Salvadoran and international human rights organisations claim many thousands of them have no discernible link to gang crime. Others were forced to collaborate with the gangs, either as lookouts or to hide guns or drugs for them, out of fear of their lives.
Bukele voter, Armando, has limited sympathy for such cases.
"It's impossible to avoid some innocent people getting caught up in it," he concedes. "But it's a necessary evil to fix this huge problem that we had."
That's not how Berta Silvestre sees it.
She lives in Colonia Montelimar, a neighbourhood that until recently was controlled by the fearsome MS-13. Her two daughters and her grandson were arrested for "unlawful association" leaving her to bring up four small granddaughters almost singlehandedly.
Berta insists her children were street vendors who were not involved in gang activity.
"I've had no contact with them in almost two years," she weeps. "I ask how they're doing but the authorities don't tell me anything." Berta is frantic with worry about their conditions and treatment inside jail.
She's been told it could be years before her daughters get a proper trial. Meanwhile, she fears what another five years of Nayib Bukele as president might mean for her beleaguered family.
"They say things are going to get even harder, especially for the relatives of those in prison," she sobs.

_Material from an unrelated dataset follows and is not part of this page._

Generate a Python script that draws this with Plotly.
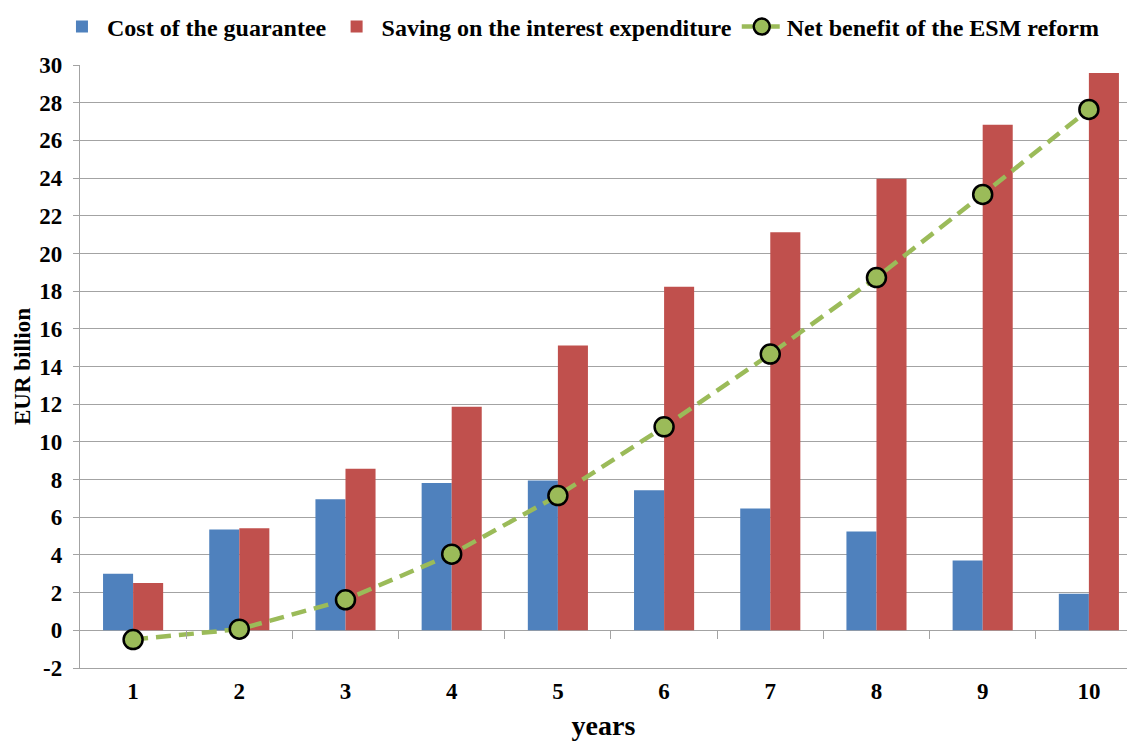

Outside the National Palace in San Salvador, workmen are erecting a stage and a huge sound system ahead of Nayib Bukele's planned victory party.
In just five years, this 42-year-old media-savvy leader has become a point of reference for conservative leaders across the Americas trying to burnish their credentials as "tough on crime".
From Argentina to the US, right-wing politicians have pointed to Bukele's model as the best way to tackle gangs.
He has undoubtedly changed the face of this impoverished, conflicted nation - and voters adore him for it. Rarely in Central America has a president been so clear of his rivals before a single vote was even cast.